- What the exercise asks: Return exactly, and only, the lines from the one holding "Recreate this image" through the one holding "y_ticks = list(range(0, 101, 10))", both included; the pictures stay out.

== Provided data

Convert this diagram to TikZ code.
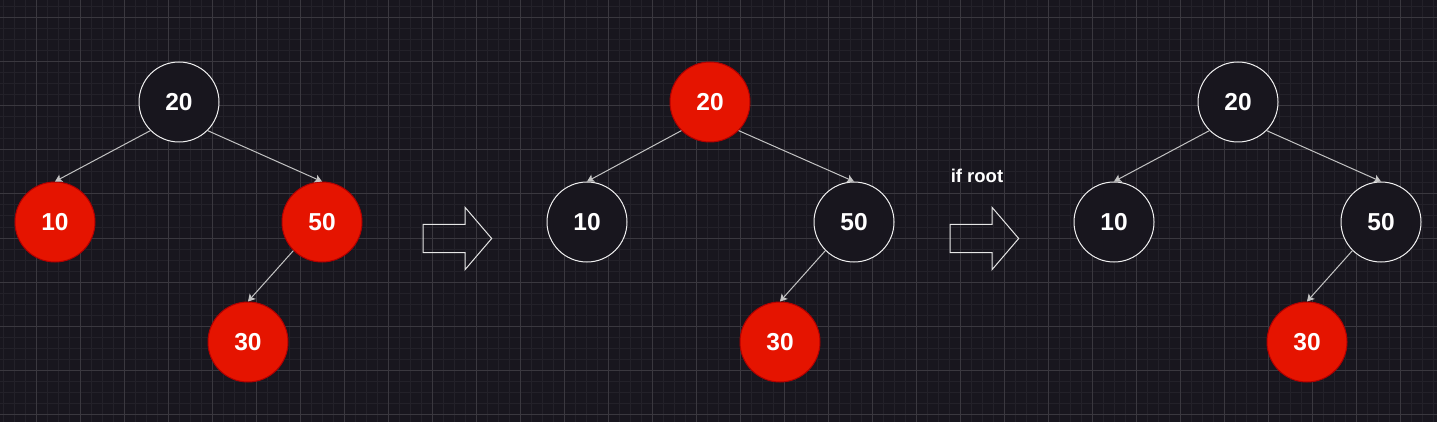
\documentclass[tikz,border=0pt]{standalone}
\usepackage{fontspec}
\setmainfont{Liberation Sans}
\usetikzlibrary{arrows.meta}
\definecolor{bg}{HTML}{18161E}
\definecolor{minorgrid}{HTML}{232129}
\definecolor{majorgrid}{HTML}{3A383F}
\definecolor{rbfill}{HTML}{E51400}
\definecolor{rbstroke}{HTML}{B20000}
\definecolor{nodeline}{HTML}{F0F0F0}
\definecolor{edgecol}{HTML}{C4C4C4}
\definecolor{hollowcol}{HTML}{E6E6E6}
\tikzset{
  rbnode/.style={circle, minimum size=80pt, inner sep=0pt, text=white,
    font=\bfseries\fontsize{24.5}{28}\selectfont},
  rednode/.style={rbnode, fill=rbfill, draw=rbstroke, line width=1pt},
  blacknode/.style={rbnode, fill=bg, draw=nodeline, line width=1pt},
  edge/.style={draw=edgecol, line width=1pt, -{Stealth[length=7pt,width=8pt,inset=1.5pt]}},
  hollow/.style={draw=hollowcol, line width=1pt, line join=miter},
  minorln/.style={draw=minorgrid, line width=1pt},
  majorln/.style={draw=majorgrid, line width=1pt},
  lbl/.style={text=white, font=\bfseries\fontsize{18.5}{22}\selectfont, inner sep=0pt}
}
\begin{document}
\begin{tikzpicture}[x=1pt,y=-1pt]
\fill[bg] (0,0) rectangle (1437,422);
\useasboundingbox (0,0) rectangle (1437,422);
% grid
\foreach \i in {0,...,130} {\draw[minorln] ({3+11*\i},0) -- ({3+11*\i},422);}
\foreach \j in {0,...,37} {\draw[minorln] (0,{7+11*\j}) -- (1437,{7+11*\j});}
\foreach \i in {0,...,32} {\draw[majorln] ({36+44*\i},0) -- ({36+44*\i},422);}
\foreach \j in {0,...,9} {\draw[majorln] (0,{18+44*\j}) -- (1437,{18+44*\j});}

% tree 1
\node[blacknode] (a20) at (179,102) {20};
\node[rednode] (a10) at (55,222) {10};
\node[rednode] (a50) at (322,222) {50};
\node[rednode] (a30) at (248,342) {30};
\draw[edge] (a20.-135) -- (a10.north);
\draw[edge] (a20.-45) -- (a50.north);
\draw[edge] (a50.-135) -- (a30.north);

% tree 2
\node[rednode] (b20) at (710,102) {20};
\node[blacknode] (b10) at (587,222) {10};
\node[blacknode] (b50) at (854,222) {50};
\node[rednode] (b30) at (780,342) {30};
\draw[edge] (b20.-135) -- (b10.north);
\draw[edge] (b20.-45) -- (b50.north);
\draw[edge] (b50.-135) -- (b30.north);

% tree 3
\node[blacknode] (c20) at (1238,102) {20};
\node[blacknode] (c10) at (1114,222) {10};
\node[blacknode] (c50) at (1381,222) {50};
\node[rednode] (c30) at (1307,342) {30};
\draw[edge] (c20.-135) -- (c10.north);
\draw[edge] (c20.-45) -- (c50.north);
\draw[edge] (c50.-135) -- (c30.north);

% hollow arrows
\draw[hollow] (423,224.3) -- (465,224.3) -- (465,207.3) -- (491.7,238.5) -- (465,269.7) -- (465,252.7) -- (423,252.7) -- cycle;
\draw[hollow] (950,224.3) -- (992,224.3) -- (992,207.3) -- (1018.7,238.5) -- (992,269.7) -- (992,252.7) -- (950,252.7) -- cycle;

\node[lbl, anchor=base] (ifroot) at (977,183) {if root};
\end{tikzpicture}
\end{document}
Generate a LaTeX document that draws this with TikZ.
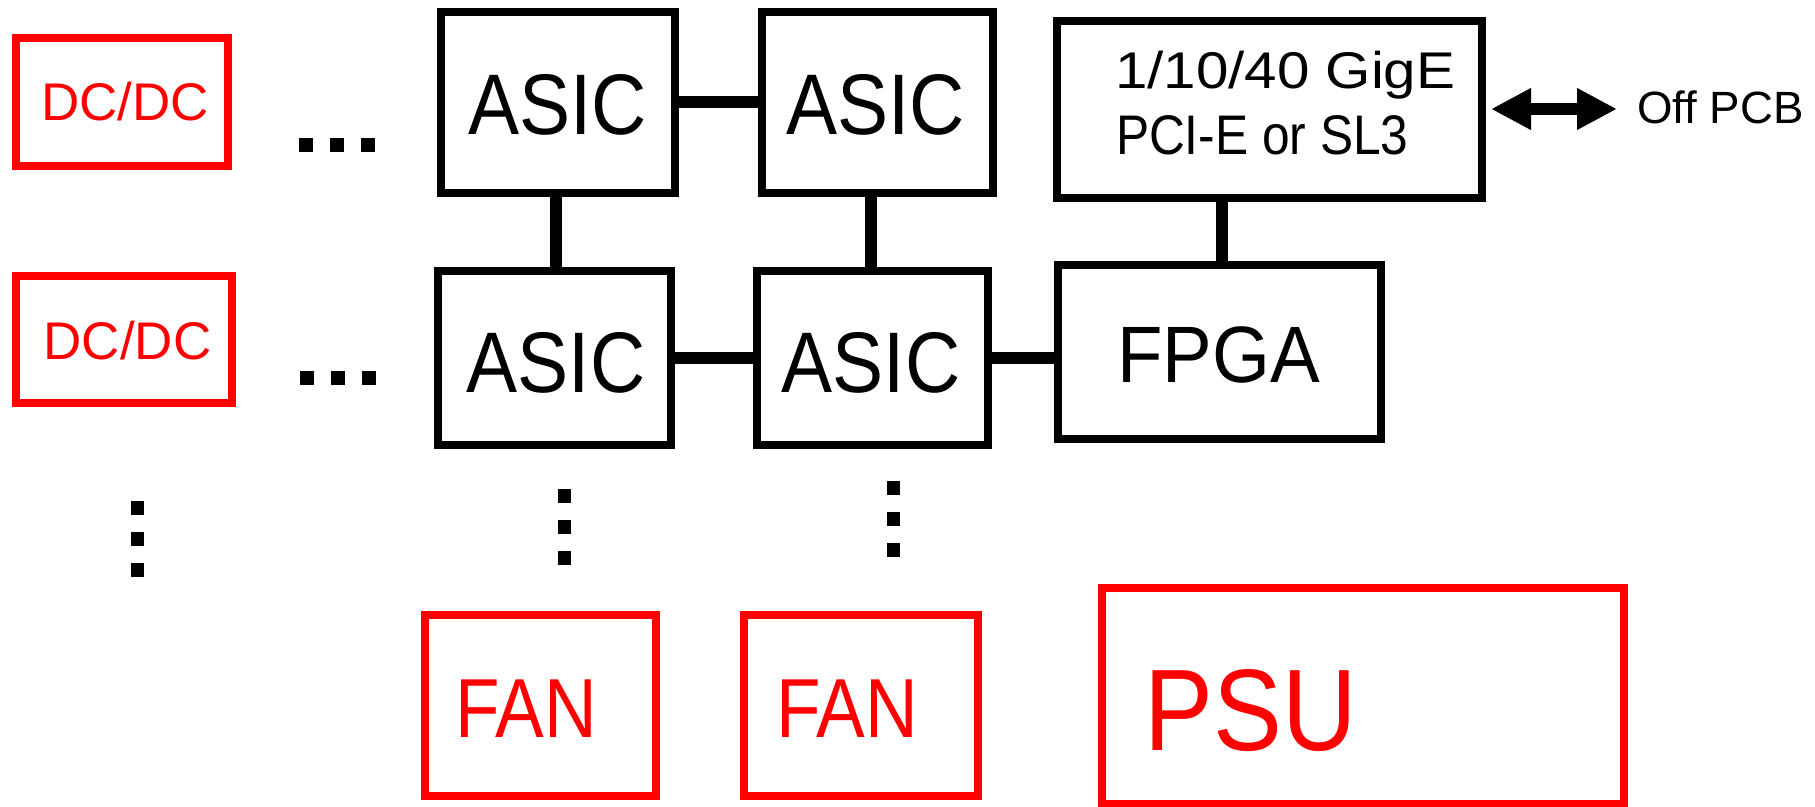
\documentclass[tikz,border=0pt]{standalone}
\usepackage{fontspec}
\setmainfont{Liberation Sans}
\usetikzlibrary{arrows.meta}
\definecolor{pcbred}{RGB}{255,0,0}
\newcommand{\sizedtxt}[3]{\scalebox{#2}[1]{\fontsize{#1}{#1}\selectfont #3}}
\begin{document}
\begin{tikzpicture}[x=0.5pt,y=-0.5pt,
  blkbox/.style={draw=black, line width=4pt, inner sep=0pt, outer sep=0pt, rectangle},
  redbox/.style={draw=pcbred, line width=4pt, inner sep=0pt, outer sep=0pt, rectangle},
  lbl/.style={inner sep=0pt, outer sep=0pt},
  redlbl/.style={lbl, text=pcbred},
  conn/.style={draw=black, line width=6pt},
  dotsq/.style={fill=black}]
\useasboundingbox (0,0) rectangle (1815,807);

% boxes
\node[redbox, minimum width=106pt, minimum height=64pt] (dc1) at (121.5,102) {};
\node[redbox, minimum width=108pt, minimum height=63.5pt] (dc2) at (124,339.5) {};
\node[blkbox, minimum width=117pt, minimum height=90.5pt] (tl) at (558,102.5) {};
\node[blkbox, minimum width=115.5pt, minimum height=90.5pt] (tr) at (877.5,102.5) {};
\node[blkbox, minimum width=116.5pt, minimum height=87pt] (bl) at (554.5,358) {};
\node[blkbox, minimum width=115.5pt, minimum height=87pt] (br) at (872.5,358) {};
\node[blkbox, minimum width=212.5pt, minimum height=88.5pt] (gige) at (1269.5,109.5) {};
\node[blkbox, minimum width=161.5pt, minimum height=87pt] (fpga) at (1219.5,352) {};
\node[redbox, minimum width=115.5pt, minimum height=90.5pt] (fan1) at (540.5,705.5) {};
\node[redbox, minimum width=117pt, minimum height=90.5pt] (fan2) at (861,705.5) {};
\node[redbox, minimum width=261pt, minimum height=108pt] (psu) at (1363,696) {};

% texts
\node[redlbl, anchor=base] (dc1t) at (125,121) {\sizedtxt{26.5pt}{1}{DC/DC}};
\node[redlbl, anchor=base] (dc2t) at (127.5,360) {\sizedtxt{26.5pt}{1}{DC/DC}};
\node[lbl, anchor=base] (tlt) at (557.5,135) {\sizedtxt{43pt}{0.89}{ASIC}};
\node[lbl, anchor=base] (trt) at (875.5,135) {\sizedtxt{43pt}{0.89}{ASIC}};
\node[lbl, anchor=base] (blt) at (556,393) {\sizedtxt{43pt}{0.89}{ASIC}};
\node[lbl, anchor=base] (brt) at (871,393) {\sizedtxt{43pt}{0.89}{ASIC}};
\node[lbl, anchor=base] (fpgat) at (1218.5,383) {\sizedtxt{40pt}{0.93}{FPGA}};
\node[lbl, anchor=base west] (gige1) at (1115,89) {\sizedtxt{25.8pt}{1.13}{1/10/40 GigE}};
\node[lbl, anchor=base west] (gige2) at (1116,155) {\sizedtxt{27.9pt}{0.89}{PCI-E or SL3}};
\node[lbl, anchor=base west] (offpcb) at (1637,124) {\sizedtxt{22.6pt}{1.01}{Off PCB}};
\node[redlbl, anchor=base] (fan1t) at (526,737) {\sizedtxt{41.9pt}{0.87}{FAN}};
\node[redlbl, anchor=base] (fan2t) at (847,737) {\sizedtxt{41.9pt}{0.87}{FAN}};
\node[redlbl, anchor=base] (psut) at (1251,750) {\sizedtxt{58pt}{0.89}{PSU}};

% connectors
\draw[conn] (tl.east) -- (tr.west);
\draw[conn] ([xshift=-1pt]tl.south) -- ([xshift=-1pt]tl.south |- bl.north);
\draw[conn] ([xshift=-1pt]br.north) -- ([xshift=-1pt]br.north |- tr.south);
\draw[conn] (bl.east) -- (br.west);
\draw[conn] (br.east) -- (br.east -| fpga.west);
\draw[conn] ([xshift=1pt]fpga.north) -- ([xshift=1pt]fpga.north |- gige.south);

\coordinate (offL) at (1491,109);
\coordinate (offR) at (1617,109);
\draw[line width=6pt, {Triangle[length=20pt,width=19.5pt]}-{Triangle[length=20pt,width=19.5pt]}] (offL) -- (offR);

% ellipsis dots
\foreach \x in {306,337,368} {
  \fill[dotsq] (\x-6.7,145-7) rectangle +(13.4,14);
  \fill[dotsq] (\x+1-6.7,378-7) rectangle +(13.4,14);
}
\foreach \y in {508,539,570} \fill[dotsq] (137-6.5,\y-7) rectangle +(13,14);
\foreach \y in {496,527,558} \fill[dotsq] (564-6.5,\y-7) rectangle +(13,14);
\foreach \y in {488,519,550} \fill[dotsq] (893-6.5,\y-7) rectangle +(13,14);
\end{tikzpicture}
\end{document}
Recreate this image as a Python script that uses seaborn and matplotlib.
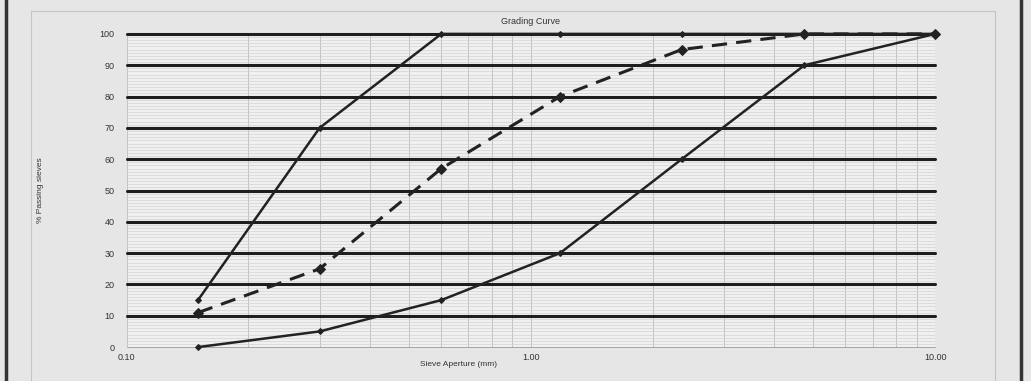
import matplotlib
matplotlib.use("Agg")
import matplotlib.pyplot as plt
import matplotlib.ticker as mticker
from matplotlib.patches import Rectangle
import numpy as np
import pandas as pd
import seaborn as sns

# Sieve apertures (mm) and percentage passing for each curve
sieve_mm = [0.15, 0.30, 0.60, 1.18, 2.36, 4.75, 10.0]
upper_limit = [15, 70, 100, 100, 100, 100, 100]
sample = [11, 25, 57, 80, 95, 100, 100]
lower_limit = [0, 5, 15, 30, 60, 90, 100]

x_ticks = [0.1, 1.0, 10.0]
x_tick_labels = ["0.10", "1.00", "10.00"]
y_ticks = list(range(0, 101, 10))

sns.set_theme(style="white")
plt.rcParams["font.family"] = ["Liberation Sans", "DejaVu Sans"]

fig = plt.figure(figsize=(10.31, 3.81), dpi=100)
fig.patch.set_facecolor("#e6e6e6")
ax = fig.add_axes([0.123, 0.089, 0.784, 0.822])
ax.set_facecolor("#f0f0f0")

# page frame
fig.add_artist(Rectangle((0.006, -0.05), 0.984, 1.2, transform=fig.transFigure,
                         fill=False, edgecolor="#333333", linewidth=2.5))
fig.add_artist(Rectangle((0.03, 0.0), 0.935, 0.97, transform=fig.transFigure,
                         fill=False, edgecolor="#c4c4c4", linewidth=0.8))

df = pd.DataFrame({
    "sieve": sieve_mm * 3,
    "passing": upper_limit + sample + lower_limit,
    "curve": ["upper"] * 7 + ["sample"] * 7 + ["lower"] * 7,
})

ax.set_xscale("log")
ax.set_xlim(0.1, 10.0)
ax.set_ylim(0, 100)

# grid: thin minor lines, heavy major horizontals
ax.yaxis.set_minor_locator(mticker.MultipleLocator(1))
ax.xaxis.set_minor_locator(mticker.LogLocator(base=10, subs=np.arange(2, 10)))
ax.grid(which="minor", axis="y", color="#d2d2d2", linewidth=0.5)
ax.grid(which="minor", axis="x", color="#b0b0b0", linewidth=0.5)
ax.grid(which="major", axis="x", color="#b0b0b0", linewidth=0.5)
ax.grid(which="major", axis="y", color="#1e1e1e", linewidth=2.2)
ax.set_axisbelow(True)

styles = {
    "upper": dict(ls="-", marker="D", ms=3, lw=1.8),
    "sample": dict(ls=(0, (5, 3)), marker="D", ms=5, lw=2.2),
    "lower": dict(ls="-", marker="D", ms=3, lw=1.8),
}
for name, st in styles.items():
    sub = df[df["curve"] == name]
    sns.lineplot(data=sub, x="sieve", y="passing", ax=ax, color="#222222",
                 linestyle=st["ls"], linewidth=st["lw"], marker=st["marker"],
                 markersize=st["ms"], markeredgecolor="#222222", legend=False,
                 clip_on=False)

ax.set_xticks(x_ticks)
ax.set_xticklabels(x_tick_labels)
ax.xaxis.set_minor_formatter(mticker.NullFormatter())
ax.set_yticks(y_ticks)
ax.tick_params(axis="both", which="both", length=0, labelsize=6.5, colors="#333333")
ax.tick_params(axis="y", pad=9)
ax.tick_params(axis="x", pad=4)
ygrid = ax.get_ygridlines()
for gl in ygrid:
    gl.set_clip_on(False)
# the baseline at 0 is a light rule rather than a heavy one
ygrid[0].set_linewidth(0.6)
ygrid[0].set_color("#9a9a9a")

for s in ax.spines.values():
    s.set_visible(False)

ax.set_title("Grading Curve", fontsize=6.5, color="#333333", pad=7)
ax.set_xlabel("Sieve Aperture (mm)", fontsize=6, color="#333333")
ax.set_ylabel("% Passing sieves", fontsize=6, color="#333333")
ax.xaxis.set_label_coords(0.41, -0.045)
ax.yaxis.set_label_coords(-0.102, 0.5)

fig.savefig("out.png", dpi=100, facecolor=fig.get_facecolor())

====

- Task answer:
Recreate this image as a Python script that uses seaborn and matplotlib.
import matplotlib
matplotlib.use("Agg")
import matplotlib.pyplot as plt
import matplotlib.ticker as mticker
from matplotlib.patches import Rectangle
import numpy as np
import pandas as pd
import seaborn as sns

# Sieve apertures (mm) and percentage passing for each curve
sieve_mm = [0.15, 0.30, 0.60, 1.18, 2.36, 4.75, 10.0]
upper_limit = [15, 70, 100, 100, 100, 100, 100]
sample = [11, 25, 57, 80, 95, 100, 100]
lower_limit = [0, 5, 15, 30, 60, 90, 100]

x_ticks = [0.1, 1.0, 10.0]
x_tick_labels = ["0.10", "1.00", "10.00"]
y_ticks = list(range(0, 101, 10))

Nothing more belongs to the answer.